Big data context

In the first article in this series I wrote about the various ways in which big data needs to be considered over and above what database you are going to host it on, specifically with respect to governance and management of that data. In the second article I wrote about trust: can you rely on this data for decision-making. A second, and related, issue is context. Big data per se is meaningless: it only becomes useful to your business when that data is understood within the proper context. Of course, this is true of all data but it is easy to get carried away when it comes to big data. There have been far too many “oh there must be some valuable information in there somewhere” claims.

So, what does data in context mean? In general terms it means understanding how this data relates to existing sources of data that are well understood. For example, how do comments on social media sites relate to brand management or CRM? This is fairly intuitive. However, as we move into the realm of the Internet of Things these relationships can become less obvious, especially to business users who may not be completely au fait with technology. For example, if you think loosely about smart meters then you might assume that these were just about billing and capacity planning but, in reality, there are a variety of other ways to use that information, for example for fraud detection and to inform service management.

However, context considerations also go more deeply than this. For instance, you will want to know where the data came from (some web sites, for example, are self-selecting and/or have a particular political, religious or other bias – alternatively, is this data from the latest model of smart meter or is it from a previous generation device? – or, thirdly, is this derived data, in which case what is its lineage?), what the terms mean (does “cool” in reference to your product mean a good thing or a bad thing?), how up-to-date the data is (in fast moving markets, older data may be irrelevant and the same may apply to different generations of sensors), who or what has touched the data and, if it has been changed, then how it has been changed (machine generated data often needs de-duplication: a good thing but you need to know that that has been done). All these contextual pieces of information will help to inform you as to how much you should trust this data (see previous article). But, more than that, this sort of information will help you to decide what information you should use in your analyses and what should be left out.

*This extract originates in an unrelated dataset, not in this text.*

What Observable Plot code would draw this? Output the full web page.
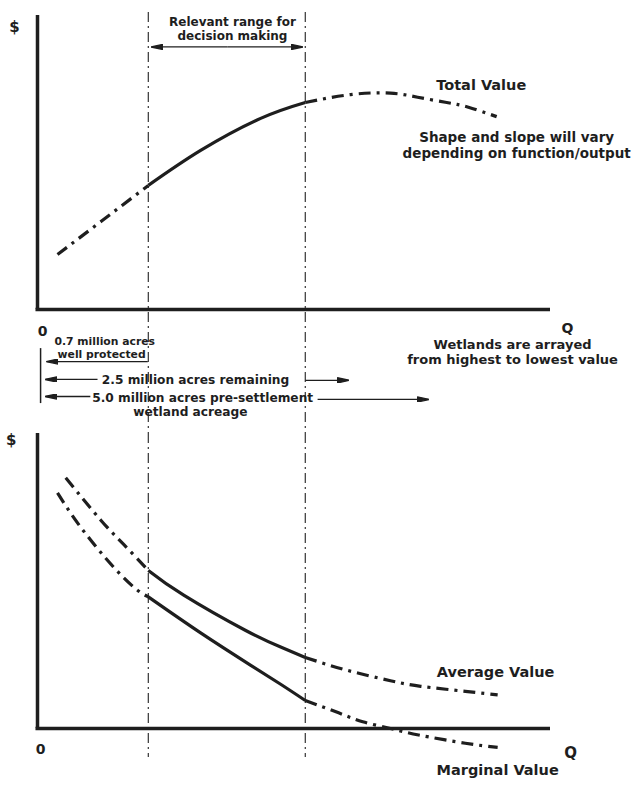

Here’s a concrete example of what we might be talking about: suppose your data scientists come up with the suggestion that “if we put payphones into convenience stores that will reduce crime”. Wouldn’t you want to know how they reached this conclusion, based on what evidence, and whether they had considered if this would simply move the crime from one location to another? Laws of unintended consequences can easily apply, not to mention false correlations such as the famous beer and nappies (diapers).

To put all this more technically, you need metadata about the data you are intending to analyse. There will be different sorts of metadata depending on the data you are analysing just as there will be different sorts of data quality processes (discussed in the last article) that need to be applied but the need is there just as it is with conventional data.